日銀・FRBしかできない物価安定策

 現在、国際通貨というものはなく、アメリカドルが基軸通貨として各国の通貨と交換できるようになっている。しかし、アメリカ経済が不景気になり、ドルが暴落したため、基軸通貨・国際通貨としての役割がなくなってきている。
 その状態は国際通貨がなくても、各国通貨が交換できる状態になる必要がでている。

 そこで、国際通貨がない場合に、各国通貨で貿易と交換をするにはどうしたらいいかを考えてみた。

 基本はお金がなかったら、物々交換であるから、お互いの貿易の輸出入は同額になることが基本になる。 もし、輸出入額が同額でない場合は、バランスがくずれ、対等な国際関係は築けない。

 
  
 
 お金は商品交換のために必要な分だけ印刷されれば、物価は安定する。そのため、国民総生産のGDPと貨幣の発行額は同じであれば正常である。日本のGDPは550兆円だから、550兆円の日銀券が発行されていればいいし、アメリカのGDPは14兆ドルだから、14兆ドル分のドル紙幣が印刷されていれば物価は安定する。

 しかし、日米が貿易した場合、輸出入額が同額であれば、物々交換と同じなので、商品移動も同額なので、GDPも紙幣発行額も変わらないでいい。

 例えば、日本で100万円の車をアメリカに輸出したら、アメリカが100万円分に相当する1万ドルを刷って日本に払えばいい。そして、アメリカで1万ドルするお米を日本が輸入したら、1万ドルに相当する100万円を刷ってアメリカに払えばいい。

 次回から、同じ輸出入をする場合、アメリカは米の輸出で得た手持ちの100万円で、日本から車を輸入すればいい。日本は自動車で得た手持ちの1万ドルで、アメリカから米を輸入すればいい。

 しかし、アメリカの景気が悪くなって物価が下がった場合、それに連動してドルも安くなる。日本の景気が同じ場合でも、変動相場なので、円は高くなる。

 例えば、為替レートが1ドル100円から、1ドル80円にドル安になった場合はどうなるだろうか?
 
  
 
 1ドル当たり20円ドルが安くなったのだから、アメリカは日本に20円借金したことになる。その貸金として日本は20円分の紙幣を外貨準備金として印刷することができなくてはならない。そうしないと、日米の貿易は均衡しないからである。

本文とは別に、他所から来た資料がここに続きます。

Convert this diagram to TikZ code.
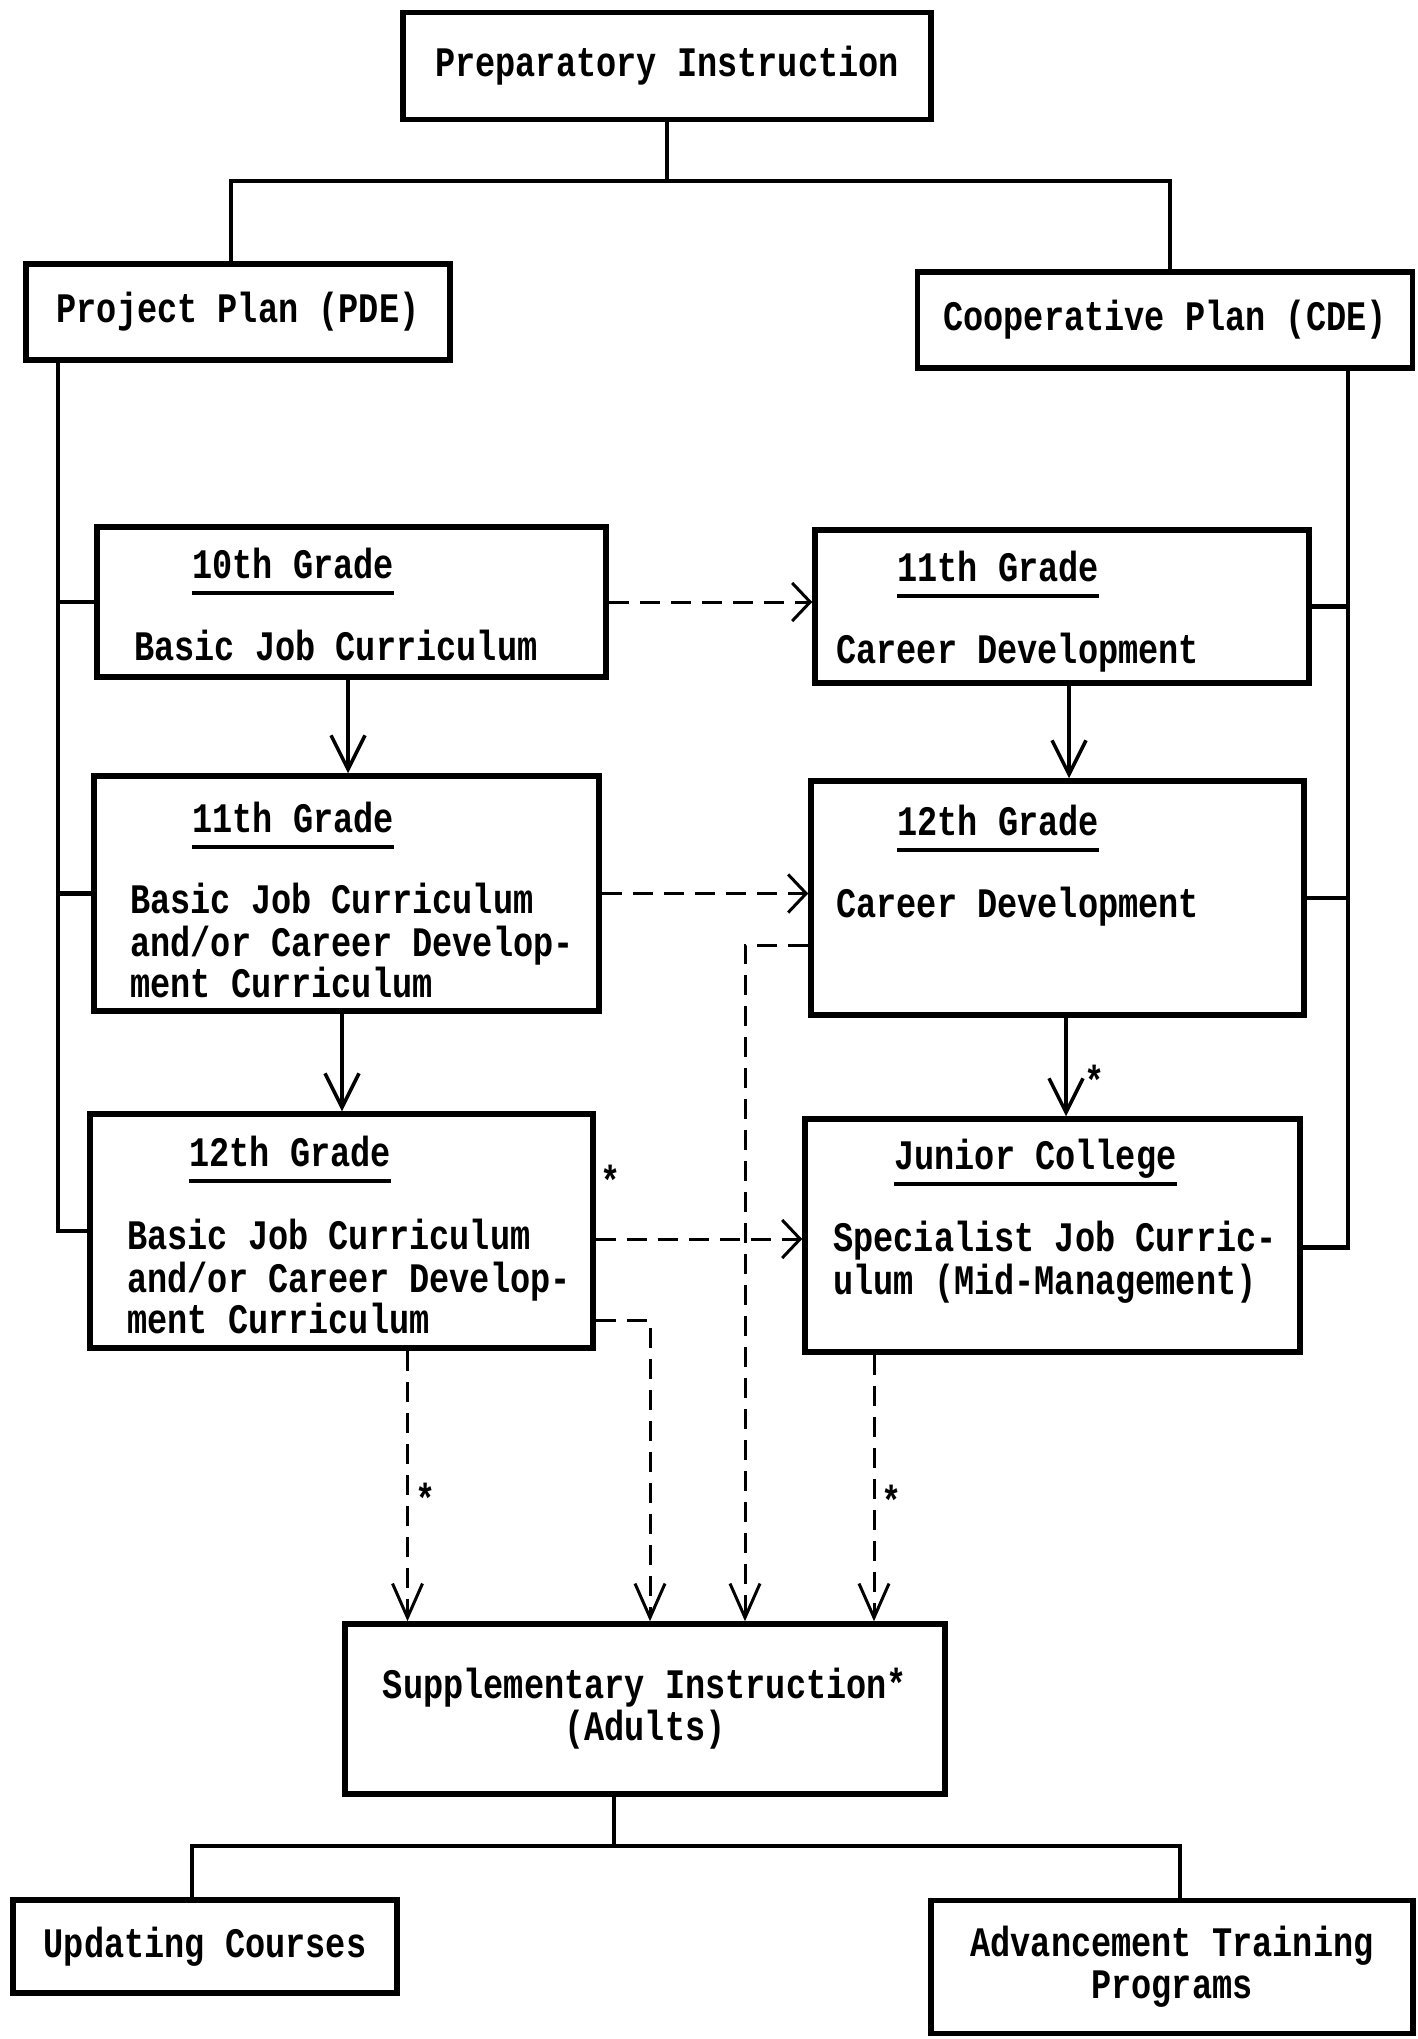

 例えば、アメリカ国債の日本の引受額が7000億ドルあるが、1ドル100円が80円にドルが下がった場合、日本の損失額は20%の1400億ドルであり、それを下がった1ドル80円の為替レートだと、11兆2000億円である。(日本の消費税総額5%で10兆円、1%上げると2兆円増える)

 その場合、日銀は差額11兆2000億円分を印刷して、日本の外貨準備金に送金しなくてははならない。逆の場合は引き上げる必要がある。

 為替の変動で、生じた輸出入の差額は、輸出業者である自動車には損失分を補てんし、輸入業者である米業者から、為替関税として徴集しなくてはならない。為替変動バランス保険であり、それができるのが日銀発行権がある日銀だけである。

 これは自由貿易における貿易の均衡をするために必要な日銀によるプラスマイナス関税を実施することと、同じであり、国内の個別の物価を常に平等安定させることがまた日銀しかできないことであり、そうした物価安定策が日銀の存在理由なのである。
 
  
 
 関税撤廃がお互いに自由貿易というが、それは違う、自由放任貿易、弱肉強食貿易であり、真の自由貿易ではない。相互の国内の物価に合わせた貿易こそ、自由貿易なのである。

 このプラスマイナスの関税も、為替の差額による損得バランス調整はやはり、独占発行権のある日銀しかできない仕事なのである。